Simulation / Modeling / Design

Google Researchers Use AI to Bring Still Photos to Life

Researchers from Google developed a deep learning-based system that can create short video clips from still images shot on stereo cameras, VR cameras, and dual lens cameras, such as an iPhone 7 or X.
“Given two images with known camera parameters, our goal is to learn a deep neural net to infer a global scene representation suitable for synthesizing novel views of the same scene, and in particular extrapolating beyond the input views,” the researchers wrote in their research paper.
Using NVIDIA Tesla P100 GPUs and the cuDNN-accelerated TensorFlow deep learning framework the team trained their system on over 7000 real estate videos posted on YouTube.

“Our view synthesis system based on multiplane images {MPIs) can handle both indoor and outdoor scenes,” the researchers said.  “We successfully applied it to scenes which are quite different from those in our training dataset. The learned MPIs are effective at representing surfaces which are partially reflective or transparent.”
The team says their system performs better than previous methods, and can effectively magnifying the narrow baseline of stereo imagery captured by cell phones and stereo cameras.
“We show that our method achieves better numeral performance on a held-out test, and also produces more spatially stable output imagery since our inferred scene representation is shared for synthesizing all target views.”

Overview of the Google Research end-to-end learning pipeline.

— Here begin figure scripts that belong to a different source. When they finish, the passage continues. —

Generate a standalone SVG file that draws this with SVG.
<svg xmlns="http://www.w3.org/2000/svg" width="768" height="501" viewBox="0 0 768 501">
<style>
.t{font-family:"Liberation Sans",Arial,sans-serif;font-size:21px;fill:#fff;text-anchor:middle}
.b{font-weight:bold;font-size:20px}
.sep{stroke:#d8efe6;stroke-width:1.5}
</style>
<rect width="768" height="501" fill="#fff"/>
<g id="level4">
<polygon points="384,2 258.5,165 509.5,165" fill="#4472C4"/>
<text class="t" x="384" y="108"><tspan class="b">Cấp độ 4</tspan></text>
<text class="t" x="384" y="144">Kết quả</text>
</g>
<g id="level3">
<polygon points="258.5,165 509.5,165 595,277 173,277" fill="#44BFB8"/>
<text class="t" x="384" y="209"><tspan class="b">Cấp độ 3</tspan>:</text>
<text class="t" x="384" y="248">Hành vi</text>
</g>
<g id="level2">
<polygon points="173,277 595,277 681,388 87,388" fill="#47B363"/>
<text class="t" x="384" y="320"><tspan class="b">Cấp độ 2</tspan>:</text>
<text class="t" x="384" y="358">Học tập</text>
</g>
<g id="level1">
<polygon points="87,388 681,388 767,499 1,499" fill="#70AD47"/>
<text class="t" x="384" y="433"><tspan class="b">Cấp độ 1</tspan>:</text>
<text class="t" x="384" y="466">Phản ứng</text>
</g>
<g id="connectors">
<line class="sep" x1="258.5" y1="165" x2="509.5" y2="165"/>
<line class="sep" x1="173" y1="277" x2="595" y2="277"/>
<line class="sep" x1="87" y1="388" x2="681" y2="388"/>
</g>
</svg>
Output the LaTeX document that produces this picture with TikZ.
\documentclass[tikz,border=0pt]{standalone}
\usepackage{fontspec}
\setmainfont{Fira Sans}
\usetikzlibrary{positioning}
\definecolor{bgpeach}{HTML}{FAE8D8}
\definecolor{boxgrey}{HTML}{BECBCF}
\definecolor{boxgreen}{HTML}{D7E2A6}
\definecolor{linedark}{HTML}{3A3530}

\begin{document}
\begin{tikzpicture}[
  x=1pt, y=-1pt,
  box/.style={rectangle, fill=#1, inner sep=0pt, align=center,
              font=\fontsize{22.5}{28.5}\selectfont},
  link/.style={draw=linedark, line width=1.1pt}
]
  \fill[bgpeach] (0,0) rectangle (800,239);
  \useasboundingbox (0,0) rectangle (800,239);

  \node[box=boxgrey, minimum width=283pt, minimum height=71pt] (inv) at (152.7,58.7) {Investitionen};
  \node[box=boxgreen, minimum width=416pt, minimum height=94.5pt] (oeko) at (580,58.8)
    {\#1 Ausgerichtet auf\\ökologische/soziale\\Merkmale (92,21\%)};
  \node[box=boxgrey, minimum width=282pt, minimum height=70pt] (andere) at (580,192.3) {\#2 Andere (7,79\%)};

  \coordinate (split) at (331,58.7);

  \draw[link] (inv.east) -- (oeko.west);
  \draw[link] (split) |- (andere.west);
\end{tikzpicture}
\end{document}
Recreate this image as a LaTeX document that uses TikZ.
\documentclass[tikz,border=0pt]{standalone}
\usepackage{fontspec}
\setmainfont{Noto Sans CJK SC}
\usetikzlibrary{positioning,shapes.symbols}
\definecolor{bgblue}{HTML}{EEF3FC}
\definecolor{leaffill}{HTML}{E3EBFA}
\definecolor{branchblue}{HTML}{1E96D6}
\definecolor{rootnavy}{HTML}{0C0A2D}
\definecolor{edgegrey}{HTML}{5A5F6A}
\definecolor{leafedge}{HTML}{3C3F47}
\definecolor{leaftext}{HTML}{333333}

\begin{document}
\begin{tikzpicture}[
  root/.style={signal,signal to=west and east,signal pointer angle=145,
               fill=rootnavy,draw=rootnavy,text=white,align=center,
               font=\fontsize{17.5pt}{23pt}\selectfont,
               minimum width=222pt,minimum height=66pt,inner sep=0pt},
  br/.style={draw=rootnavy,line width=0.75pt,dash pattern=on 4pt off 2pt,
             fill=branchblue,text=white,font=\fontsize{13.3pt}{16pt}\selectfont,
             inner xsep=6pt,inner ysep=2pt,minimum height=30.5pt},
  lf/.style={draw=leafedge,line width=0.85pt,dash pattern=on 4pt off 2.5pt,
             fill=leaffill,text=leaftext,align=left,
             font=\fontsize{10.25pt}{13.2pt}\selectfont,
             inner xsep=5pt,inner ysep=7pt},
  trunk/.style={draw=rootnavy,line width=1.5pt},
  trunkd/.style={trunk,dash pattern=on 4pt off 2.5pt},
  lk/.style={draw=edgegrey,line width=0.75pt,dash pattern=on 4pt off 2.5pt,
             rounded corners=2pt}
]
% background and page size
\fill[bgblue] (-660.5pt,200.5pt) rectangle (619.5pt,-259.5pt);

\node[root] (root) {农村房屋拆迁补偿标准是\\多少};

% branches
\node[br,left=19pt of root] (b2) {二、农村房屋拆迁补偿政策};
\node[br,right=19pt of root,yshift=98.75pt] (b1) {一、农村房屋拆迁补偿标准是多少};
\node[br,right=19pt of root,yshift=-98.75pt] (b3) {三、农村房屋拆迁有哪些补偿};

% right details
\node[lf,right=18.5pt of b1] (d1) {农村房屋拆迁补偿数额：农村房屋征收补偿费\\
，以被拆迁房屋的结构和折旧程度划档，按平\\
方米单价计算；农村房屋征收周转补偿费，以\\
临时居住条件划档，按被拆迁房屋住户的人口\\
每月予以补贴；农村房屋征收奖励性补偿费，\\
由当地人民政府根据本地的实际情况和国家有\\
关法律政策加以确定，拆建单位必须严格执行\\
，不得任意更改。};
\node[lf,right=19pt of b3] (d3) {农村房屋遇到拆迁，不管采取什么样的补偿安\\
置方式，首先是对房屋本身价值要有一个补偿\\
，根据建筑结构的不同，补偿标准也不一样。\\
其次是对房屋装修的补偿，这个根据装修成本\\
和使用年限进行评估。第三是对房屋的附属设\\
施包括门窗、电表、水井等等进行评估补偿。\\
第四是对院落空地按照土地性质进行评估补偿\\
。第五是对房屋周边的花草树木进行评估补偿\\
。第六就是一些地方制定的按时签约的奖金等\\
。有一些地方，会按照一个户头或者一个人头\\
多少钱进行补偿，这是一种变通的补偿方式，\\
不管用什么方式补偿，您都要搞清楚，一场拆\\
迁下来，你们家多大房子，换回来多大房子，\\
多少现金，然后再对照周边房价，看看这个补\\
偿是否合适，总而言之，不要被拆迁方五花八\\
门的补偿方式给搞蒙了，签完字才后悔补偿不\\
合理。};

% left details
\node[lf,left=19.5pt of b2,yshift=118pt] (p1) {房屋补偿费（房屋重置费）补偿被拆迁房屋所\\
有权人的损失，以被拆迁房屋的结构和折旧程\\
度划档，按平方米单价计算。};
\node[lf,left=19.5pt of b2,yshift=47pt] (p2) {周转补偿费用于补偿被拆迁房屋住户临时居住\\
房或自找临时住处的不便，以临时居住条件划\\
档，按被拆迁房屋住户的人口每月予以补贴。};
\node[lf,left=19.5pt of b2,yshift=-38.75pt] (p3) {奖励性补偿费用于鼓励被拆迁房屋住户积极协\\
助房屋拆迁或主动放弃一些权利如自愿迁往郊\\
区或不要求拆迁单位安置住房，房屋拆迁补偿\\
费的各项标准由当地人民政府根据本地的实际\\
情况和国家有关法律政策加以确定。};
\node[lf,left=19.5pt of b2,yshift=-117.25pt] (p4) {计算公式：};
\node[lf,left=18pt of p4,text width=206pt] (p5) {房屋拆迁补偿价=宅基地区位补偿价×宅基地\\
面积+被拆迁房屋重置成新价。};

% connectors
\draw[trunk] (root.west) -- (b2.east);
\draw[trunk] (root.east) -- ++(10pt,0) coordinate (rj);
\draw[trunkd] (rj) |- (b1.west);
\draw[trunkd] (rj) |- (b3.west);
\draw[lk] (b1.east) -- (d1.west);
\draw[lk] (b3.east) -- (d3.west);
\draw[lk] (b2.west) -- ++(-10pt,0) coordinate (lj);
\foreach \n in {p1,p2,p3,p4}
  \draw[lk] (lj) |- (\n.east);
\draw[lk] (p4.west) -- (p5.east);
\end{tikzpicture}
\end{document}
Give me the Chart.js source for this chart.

Given an input stereo image pair, the team uses a fully-convolutional deep network to infer the multiplane image representation. For each plane, the alpha image is directly predicted by the network, and the color image is blended by using the reference source and the predicted background image, where the blending weights are also output from the network. During training, the network is optimized to predict an MPI representation that reconstructs the target views using a differentiable rendering module. During testing, the MPI representation is only inferred once for each scene, which can then be used to synthesize novel views with minimal computation (homography + alpha compositing).

The team concedes their model isn’t perfect, but they believe the method can be used to extrapolate data from two input images, generate light fields allowing view movement in multiple dimensions.
The research was published on ArXiv today.